I would not worry about the other rounding modes right now. Technically AMDGPU can support a floating point environment since they have configuration registers to change the rounding mode. NVPTX ties the rounding mode to the instruction so we would need completely different functions, which honestly isn’t a bad way to handle it…

emangia March 15, 2025, 12:52pm 14

Hello, this is one of the 2 projects I’d be interested in contributing to. Here’s a bit about me…

I’m a first year M.Sc. student in Engineering Mathematics. I’ve had experience mainly with C, C++ and Python as programming languages and tools such as CUDA, OpenMP, MPI and a bit of OpenCL.

Recently, I’ve been busy with more maths focused courses, but I’ve had a Parallel Computing course and I’ll start a Compiler Construction course next week. I should mention it’d be the first time for me contributing to an open source project.

Currently, I’m also doing an internship in the machine learning field, but I’ll be quite free by June, ideally, with fresh knowledge about compilers. In the meantime, I’ll try to get up to speed about this project.

If you think there could be a match, feel free to write me a private message.

@jhuber6 @lntue

I’d like to clarify a few additional points before writing my proposal.

Regarding performance tests

You mention that in 2024, you worked on some interfaces to support performance tests. Could you elaborate on which aspects these interfaces need to be refined and what your expectations are for gsoc2025?
The idea description mentions testing “interesting functions” from the LLVM libc GPU math.
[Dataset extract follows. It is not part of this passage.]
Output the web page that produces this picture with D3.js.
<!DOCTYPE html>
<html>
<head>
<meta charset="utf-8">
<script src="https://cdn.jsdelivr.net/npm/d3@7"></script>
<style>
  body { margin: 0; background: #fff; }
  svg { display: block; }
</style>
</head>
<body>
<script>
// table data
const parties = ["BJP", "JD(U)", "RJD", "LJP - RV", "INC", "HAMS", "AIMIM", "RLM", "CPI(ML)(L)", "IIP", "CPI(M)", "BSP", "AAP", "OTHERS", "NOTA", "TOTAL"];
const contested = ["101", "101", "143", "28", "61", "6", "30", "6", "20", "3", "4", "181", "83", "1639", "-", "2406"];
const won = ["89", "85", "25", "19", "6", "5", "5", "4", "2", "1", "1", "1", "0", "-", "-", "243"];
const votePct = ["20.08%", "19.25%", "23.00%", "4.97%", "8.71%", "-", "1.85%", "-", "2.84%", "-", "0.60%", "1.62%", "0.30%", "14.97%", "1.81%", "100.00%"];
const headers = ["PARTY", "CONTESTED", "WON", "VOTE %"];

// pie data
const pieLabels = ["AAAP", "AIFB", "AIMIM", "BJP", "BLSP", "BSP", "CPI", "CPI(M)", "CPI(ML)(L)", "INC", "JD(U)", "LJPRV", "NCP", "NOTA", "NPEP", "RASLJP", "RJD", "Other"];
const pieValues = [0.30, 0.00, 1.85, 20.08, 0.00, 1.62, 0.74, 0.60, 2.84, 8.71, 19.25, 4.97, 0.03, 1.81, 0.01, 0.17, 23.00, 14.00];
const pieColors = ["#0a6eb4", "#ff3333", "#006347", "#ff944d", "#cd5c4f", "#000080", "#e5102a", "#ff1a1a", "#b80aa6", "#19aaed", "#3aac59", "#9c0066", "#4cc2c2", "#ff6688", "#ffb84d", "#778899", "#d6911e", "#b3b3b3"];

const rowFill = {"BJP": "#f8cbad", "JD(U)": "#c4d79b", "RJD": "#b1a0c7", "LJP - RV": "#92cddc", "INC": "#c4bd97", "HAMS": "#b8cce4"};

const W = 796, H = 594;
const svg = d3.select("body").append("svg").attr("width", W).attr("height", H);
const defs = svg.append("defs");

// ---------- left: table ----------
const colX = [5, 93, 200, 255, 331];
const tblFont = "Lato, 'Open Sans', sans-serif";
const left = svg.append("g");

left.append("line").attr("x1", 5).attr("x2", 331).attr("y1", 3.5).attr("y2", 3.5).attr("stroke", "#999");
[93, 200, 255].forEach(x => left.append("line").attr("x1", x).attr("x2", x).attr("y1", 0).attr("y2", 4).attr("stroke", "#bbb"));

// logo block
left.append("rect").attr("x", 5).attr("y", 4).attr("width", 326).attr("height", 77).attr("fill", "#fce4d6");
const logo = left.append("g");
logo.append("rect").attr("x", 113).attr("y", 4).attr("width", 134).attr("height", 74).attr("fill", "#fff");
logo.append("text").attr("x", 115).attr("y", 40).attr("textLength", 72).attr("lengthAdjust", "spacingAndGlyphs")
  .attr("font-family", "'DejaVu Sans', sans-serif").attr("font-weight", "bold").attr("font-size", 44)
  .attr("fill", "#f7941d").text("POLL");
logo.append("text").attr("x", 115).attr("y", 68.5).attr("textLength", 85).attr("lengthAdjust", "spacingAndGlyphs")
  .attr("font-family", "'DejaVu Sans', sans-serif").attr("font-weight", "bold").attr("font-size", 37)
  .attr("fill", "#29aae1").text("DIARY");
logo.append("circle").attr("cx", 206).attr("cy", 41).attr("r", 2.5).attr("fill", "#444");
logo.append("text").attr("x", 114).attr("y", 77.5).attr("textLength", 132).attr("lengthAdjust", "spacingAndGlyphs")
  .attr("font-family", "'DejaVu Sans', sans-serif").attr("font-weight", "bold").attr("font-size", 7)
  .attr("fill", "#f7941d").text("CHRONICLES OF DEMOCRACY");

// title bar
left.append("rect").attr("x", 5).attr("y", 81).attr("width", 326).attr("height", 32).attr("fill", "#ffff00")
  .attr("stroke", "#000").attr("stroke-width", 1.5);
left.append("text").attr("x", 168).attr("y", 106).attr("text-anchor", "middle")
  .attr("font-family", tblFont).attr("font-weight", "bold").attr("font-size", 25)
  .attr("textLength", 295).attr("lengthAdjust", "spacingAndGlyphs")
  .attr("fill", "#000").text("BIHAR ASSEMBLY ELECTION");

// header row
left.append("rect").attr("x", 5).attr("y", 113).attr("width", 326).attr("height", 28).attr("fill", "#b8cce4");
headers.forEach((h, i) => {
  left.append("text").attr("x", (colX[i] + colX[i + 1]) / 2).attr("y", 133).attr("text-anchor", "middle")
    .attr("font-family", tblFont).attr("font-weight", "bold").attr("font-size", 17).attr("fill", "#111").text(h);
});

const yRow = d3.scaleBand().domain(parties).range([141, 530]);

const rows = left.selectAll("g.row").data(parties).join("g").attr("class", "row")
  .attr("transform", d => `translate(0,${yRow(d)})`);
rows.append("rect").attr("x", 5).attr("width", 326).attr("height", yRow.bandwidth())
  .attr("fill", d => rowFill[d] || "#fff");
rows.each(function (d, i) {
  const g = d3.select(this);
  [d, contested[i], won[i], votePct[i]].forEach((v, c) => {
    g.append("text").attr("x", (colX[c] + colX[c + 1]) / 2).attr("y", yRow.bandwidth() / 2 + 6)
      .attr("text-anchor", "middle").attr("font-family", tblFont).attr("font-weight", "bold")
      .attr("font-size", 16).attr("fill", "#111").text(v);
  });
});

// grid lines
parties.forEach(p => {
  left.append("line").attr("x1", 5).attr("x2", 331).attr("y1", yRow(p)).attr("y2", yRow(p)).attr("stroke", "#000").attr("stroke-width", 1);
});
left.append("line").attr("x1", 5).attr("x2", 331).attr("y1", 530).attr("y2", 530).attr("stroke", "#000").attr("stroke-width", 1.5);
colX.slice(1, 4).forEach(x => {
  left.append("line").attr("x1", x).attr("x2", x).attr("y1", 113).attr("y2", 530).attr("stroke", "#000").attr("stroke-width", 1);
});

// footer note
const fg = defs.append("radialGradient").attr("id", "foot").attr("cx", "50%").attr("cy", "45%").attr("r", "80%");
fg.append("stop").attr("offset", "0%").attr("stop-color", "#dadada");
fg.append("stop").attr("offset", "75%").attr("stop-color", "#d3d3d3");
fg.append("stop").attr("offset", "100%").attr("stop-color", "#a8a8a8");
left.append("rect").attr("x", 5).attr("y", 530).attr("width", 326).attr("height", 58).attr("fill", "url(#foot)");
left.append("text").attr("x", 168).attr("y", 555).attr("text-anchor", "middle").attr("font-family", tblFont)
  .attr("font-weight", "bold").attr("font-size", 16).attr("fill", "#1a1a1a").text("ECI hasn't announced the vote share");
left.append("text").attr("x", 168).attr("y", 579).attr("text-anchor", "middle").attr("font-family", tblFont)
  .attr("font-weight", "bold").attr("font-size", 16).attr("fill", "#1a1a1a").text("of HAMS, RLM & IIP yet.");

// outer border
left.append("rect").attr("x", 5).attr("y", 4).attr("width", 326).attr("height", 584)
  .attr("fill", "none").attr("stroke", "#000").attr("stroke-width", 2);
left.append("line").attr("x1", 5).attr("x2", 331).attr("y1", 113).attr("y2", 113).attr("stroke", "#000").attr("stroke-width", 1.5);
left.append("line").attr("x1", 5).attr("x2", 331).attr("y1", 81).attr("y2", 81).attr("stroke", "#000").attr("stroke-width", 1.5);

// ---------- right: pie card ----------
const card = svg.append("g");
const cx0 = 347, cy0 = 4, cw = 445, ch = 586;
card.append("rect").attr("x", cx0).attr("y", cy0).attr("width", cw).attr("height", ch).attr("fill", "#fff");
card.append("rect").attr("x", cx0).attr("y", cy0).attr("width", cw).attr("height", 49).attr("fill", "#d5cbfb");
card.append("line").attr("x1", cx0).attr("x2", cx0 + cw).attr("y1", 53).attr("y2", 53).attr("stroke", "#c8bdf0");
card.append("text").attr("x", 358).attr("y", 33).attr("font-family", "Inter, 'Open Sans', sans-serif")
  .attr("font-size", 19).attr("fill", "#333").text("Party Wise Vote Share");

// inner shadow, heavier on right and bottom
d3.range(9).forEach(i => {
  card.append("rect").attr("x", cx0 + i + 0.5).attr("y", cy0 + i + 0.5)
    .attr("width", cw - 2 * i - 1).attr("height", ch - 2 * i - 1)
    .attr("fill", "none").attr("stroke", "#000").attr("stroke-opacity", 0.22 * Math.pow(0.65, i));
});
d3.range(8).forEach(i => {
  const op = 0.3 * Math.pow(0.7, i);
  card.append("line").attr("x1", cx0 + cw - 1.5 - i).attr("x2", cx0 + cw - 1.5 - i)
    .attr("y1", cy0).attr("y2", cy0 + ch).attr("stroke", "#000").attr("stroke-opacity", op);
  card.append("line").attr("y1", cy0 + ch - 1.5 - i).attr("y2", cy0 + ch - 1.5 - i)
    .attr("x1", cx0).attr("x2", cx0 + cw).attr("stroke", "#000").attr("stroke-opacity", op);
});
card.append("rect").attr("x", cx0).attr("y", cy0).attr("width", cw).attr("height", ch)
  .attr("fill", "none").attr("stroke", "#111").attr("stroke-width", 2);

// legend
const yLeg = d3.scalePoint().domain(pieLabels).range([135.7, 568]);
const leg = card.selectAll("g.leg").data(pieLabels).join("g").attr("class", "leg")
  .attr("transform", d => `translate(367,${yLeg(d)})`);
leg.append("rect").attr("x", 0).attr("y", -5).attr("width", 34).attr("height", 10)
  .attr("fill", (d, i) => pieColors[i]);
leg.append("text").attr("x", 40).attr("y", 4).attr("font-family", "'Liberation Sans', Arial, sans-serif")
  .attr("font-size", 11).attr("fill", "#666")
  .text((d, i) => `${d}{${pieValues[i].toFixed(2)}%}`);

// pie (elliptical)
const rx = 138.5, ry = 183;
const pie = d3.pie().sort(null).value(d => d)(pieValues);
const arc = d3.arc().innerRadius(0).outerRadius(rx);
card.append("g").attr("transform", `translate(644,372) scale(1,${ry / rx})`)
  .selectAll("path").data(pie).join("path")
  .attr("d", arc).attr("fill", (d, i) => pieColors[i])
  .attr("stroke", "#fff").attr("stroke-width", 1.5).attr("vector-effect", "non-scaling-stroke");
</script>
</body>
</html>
Could you indicate which functions are a priority and how many you expect to be tested in gsoc2025?
During the project, could I count on your guidance for building and running the performance tests? I tried following the Building the GPU C library and Using the GPU C library documents, but I received the following error:

clang: error: no library 'libomptarget-nvptx-sm_80.bc' found in the default clang lib directory or in LIBRARY_PATH

Regarding the exhaustive accuracy tests

Which functions are a priority and how many do you expect to be tested for gsoc2025?
During the project, could I count on your guidance for building and running the exhaustive accuracy tests? For example, I tried following the How to add a new math function to LLVM-libc document to run specific unit tests for libc math functions. While I was able to test logbf, a similar command for logf returned the following error:

ninja: error: unknown target 'libc.test.src.math.logf_test.__unit__', did you mean 'libc.test.src.math.logbf_test.__unit__'?

jhuber6 March 27, 2025, 1:35pm 16

There’s code that lives at llvm-project/libc/benchmarks/gpu at main · llvm/llvm-project · GitHub which tries to get very accurate cycle counts for functions. It probably needs to be updated a bit.
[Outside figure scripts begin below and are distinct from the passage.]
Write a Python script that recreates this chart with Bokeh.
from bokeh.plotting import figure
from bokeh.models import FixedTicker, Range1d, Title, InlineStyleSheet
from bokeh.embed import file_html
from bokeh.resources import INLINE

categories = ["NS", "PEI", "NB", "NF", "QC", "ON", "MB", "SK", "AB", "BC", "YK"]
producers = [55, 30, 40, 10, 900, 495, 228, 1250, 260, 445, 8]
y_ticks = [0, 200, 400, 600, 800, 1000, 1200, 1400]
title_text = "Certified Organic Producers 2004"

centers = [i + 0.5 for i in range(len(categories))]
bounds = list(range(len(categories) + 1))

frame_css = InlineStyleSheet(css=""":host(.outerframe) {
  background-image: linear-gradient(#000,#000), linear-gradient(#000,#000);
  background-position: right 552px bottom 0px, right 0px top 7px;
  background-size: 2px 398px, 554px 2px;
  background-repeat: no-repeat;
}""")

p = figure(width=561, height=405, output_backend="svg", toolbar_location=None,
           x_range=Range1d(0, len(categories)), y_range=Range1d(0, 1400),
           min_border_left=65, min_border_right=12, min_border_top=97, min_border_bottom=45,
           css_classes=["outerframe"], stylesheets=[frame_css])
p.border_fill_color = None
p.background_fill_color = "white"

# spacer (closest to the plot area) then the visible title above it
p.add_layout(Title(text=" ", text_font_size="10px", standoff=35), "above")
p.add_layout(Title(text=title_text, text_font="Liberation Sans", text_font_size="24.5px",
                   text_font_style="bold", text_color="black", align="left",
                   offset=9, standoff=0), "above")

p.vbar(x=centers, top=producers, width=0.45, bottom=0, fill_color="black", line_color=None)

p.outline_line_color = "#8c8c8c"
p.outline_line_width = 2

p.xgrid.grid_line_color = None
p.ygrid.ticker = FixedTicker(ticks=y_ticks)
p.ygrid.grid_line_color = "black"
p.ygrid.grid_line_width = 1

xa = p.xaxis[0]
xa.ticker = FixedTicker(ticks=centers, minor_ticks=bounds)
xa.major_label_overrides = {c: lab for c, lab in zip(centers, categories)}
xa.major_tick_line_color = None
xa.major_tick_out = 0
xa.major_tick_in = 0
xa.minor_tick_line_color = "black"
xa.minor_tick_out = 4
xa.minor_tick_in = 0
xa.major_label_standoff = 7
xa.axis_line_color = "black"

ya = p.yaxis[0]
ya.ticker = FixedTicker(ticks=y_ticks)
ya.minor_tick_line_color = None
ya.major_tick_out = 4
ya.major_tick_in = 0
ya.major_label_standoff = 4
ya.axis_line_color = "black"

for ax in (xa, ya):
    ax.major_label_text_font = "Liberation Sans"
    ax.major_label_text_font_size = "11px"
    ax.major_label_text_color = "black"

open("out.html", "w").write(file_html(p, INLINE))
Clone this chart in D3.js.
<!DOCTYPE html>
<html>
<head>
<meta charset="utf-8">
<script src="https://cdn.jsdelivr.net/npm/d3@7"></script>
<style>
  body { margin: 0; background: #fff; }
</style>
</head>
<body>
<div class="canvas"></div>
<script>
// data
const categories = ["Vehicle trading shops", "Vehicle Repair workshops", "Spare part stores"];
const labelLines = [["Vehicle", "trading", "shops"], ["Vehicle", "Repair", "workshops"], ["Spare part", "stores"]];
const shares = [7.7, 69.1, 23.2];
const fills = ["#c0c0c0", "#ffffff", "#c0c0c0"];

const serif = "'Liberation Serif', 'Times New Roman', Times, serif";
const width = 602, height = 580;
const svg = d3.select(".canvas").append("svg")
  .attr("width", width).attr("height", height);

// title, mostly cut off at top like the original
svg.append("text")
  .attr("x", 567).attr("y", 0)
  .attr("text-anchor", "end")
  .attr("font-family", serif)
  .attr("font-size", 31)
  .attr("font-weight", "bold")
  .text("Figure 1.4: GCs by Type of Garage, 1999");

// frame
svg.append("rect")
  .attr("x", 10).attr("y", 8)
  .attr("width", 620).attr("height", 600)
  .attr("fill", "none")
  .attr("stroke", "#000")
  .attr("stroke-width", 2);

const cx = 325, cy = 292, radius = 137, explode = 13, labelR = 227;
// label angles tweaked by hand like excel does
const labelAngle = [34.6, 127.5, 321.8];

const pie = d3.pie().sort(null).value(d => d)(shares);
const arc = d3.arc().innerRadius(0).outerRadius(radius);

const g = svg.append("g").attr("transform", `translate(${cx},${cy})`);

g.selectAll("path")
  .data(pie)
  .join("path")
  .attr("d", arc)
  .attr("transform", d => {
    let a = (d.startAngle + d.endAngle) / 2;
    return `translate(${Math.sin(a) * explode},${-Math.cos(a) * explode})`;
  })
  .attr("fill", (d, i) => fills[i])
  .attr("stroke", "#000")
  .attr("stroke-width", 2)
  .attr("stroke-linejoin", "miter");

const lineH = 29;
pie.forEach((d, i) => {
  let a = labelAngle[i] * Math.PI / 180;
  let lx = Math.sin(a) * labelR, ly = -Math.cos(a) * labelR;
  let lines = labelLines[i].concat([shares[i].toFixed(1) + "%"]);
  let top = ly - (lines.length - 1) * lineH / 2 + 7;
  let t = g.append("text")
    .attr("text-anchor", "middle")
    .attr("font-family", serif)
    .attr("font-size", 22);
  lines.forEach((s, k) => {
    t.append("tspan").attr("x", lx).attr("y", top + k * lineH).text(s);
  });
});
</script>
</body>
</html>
This is just a hand-wavy way to say that we don’t need to be too concerned with the performance of every single trivial function like fmin or floor. However we probably do want some testing.

Of course, getting this to build is the first step. I’m unsure why you’re getting that message, as I deleted the arch specific device runtime in clang-20. Are you building off of the main branch? All development should be done at the top of the tree. Otherwise, it’s possible you’re mixing a system-level clang and the one you installed.
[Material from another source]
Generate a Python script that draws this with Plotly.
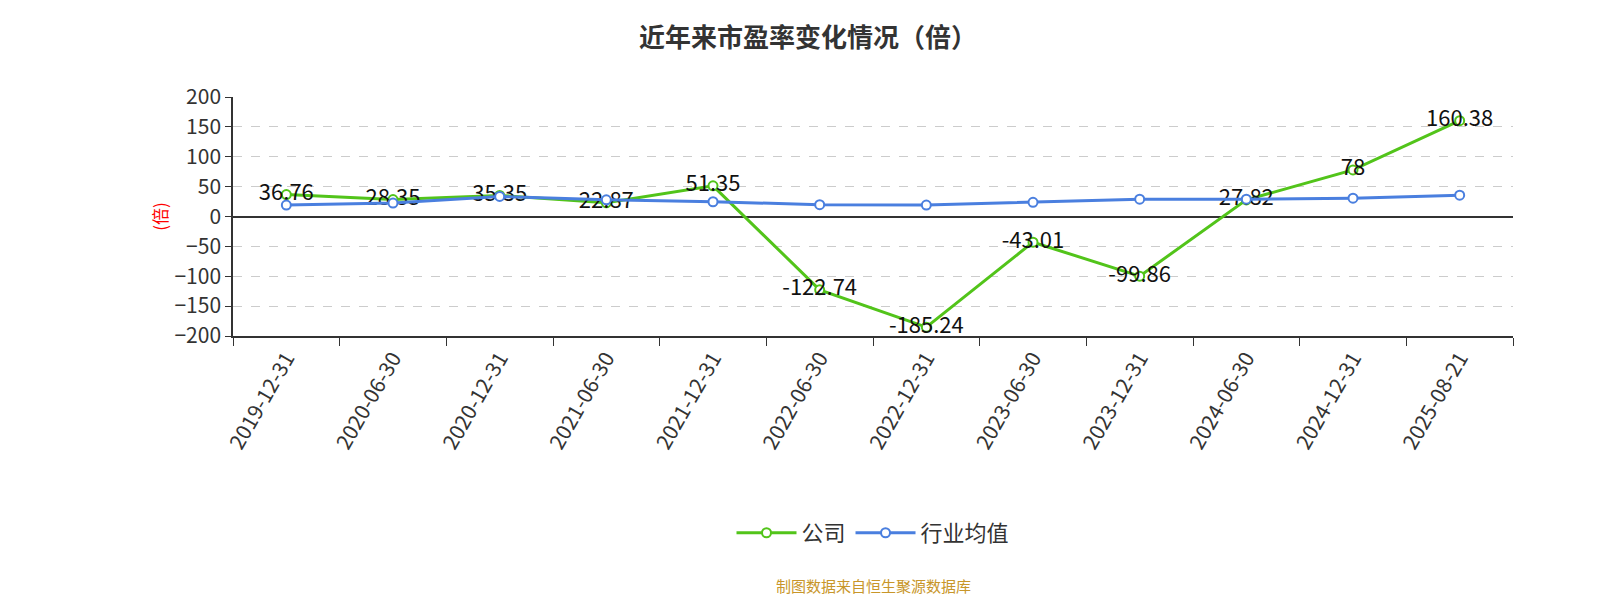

So, the offloading tests are a little unique because they have some weird dependencies. We will probably not be building them inside of libc but offload/. Exhaustive tests are only run very occasionally (due to the cost), so we don’t want it to be in the same directory. Ideally, this will also allow us to test the API @callumfare is trying to get set up in https://github.com/llvm/llvm-project/pull/122106 while we’re at it. Though you might find it a little difficult at first to work with an offloading API directly.

Looking forward to receiving your proposal, thanks.

Hello @jhuber6

My name is Jerry, and I’m an undergraduate computer engineering student at The University of British Columbia in Canada. I’m extremely excited about the opportunity to contribute to this project, as I have been passionate about HPC and heterogeneous programming—and contributing to LLVM has been a long-time goal of mine.

A bit about my background:

Merge 2 PRs to refine coding style for LLVM Backend (1, 2)
One of the main contributor of caribou (an open source framework for geo-distributed deployment of serverless workflows)
I have hands-on experience writing analysis and transformation passes and supporting new instructions for SystemZ in LLVM (from my experience as a Compiler Developer at IBM).
I’m proficient in C/C++ and Python, and I’ve worked with benchmarking tools like Valgrind.

I’m currently diving into CUDA’s libdevice and ROCm’s device libraries. In addition to these, I was wondering if there are other specific libraries or interfaces (for example, aspects of OpenCL’s libclc) that you’d like me to focus on?
Regarding the new API that @callumfare is developing for the offload/ project, could you share any insights on its current stability or any particular areas that need more attention? Beyond achieving comparable performance to previous results, are there particular performance metrics or profiling strategies you’d recommend that align well with the GPU offload testing?
What would be your recommendation for first steps to approach this project?

I’m looking forward to learn more and contribute effectively to this project. I appreciate any guidance you can offer regarding these points.

jhuber6 April 6, 2025, 2:20pm 18

Just a reminder that the deadline for submissions is the 8th for anyone interested in this project.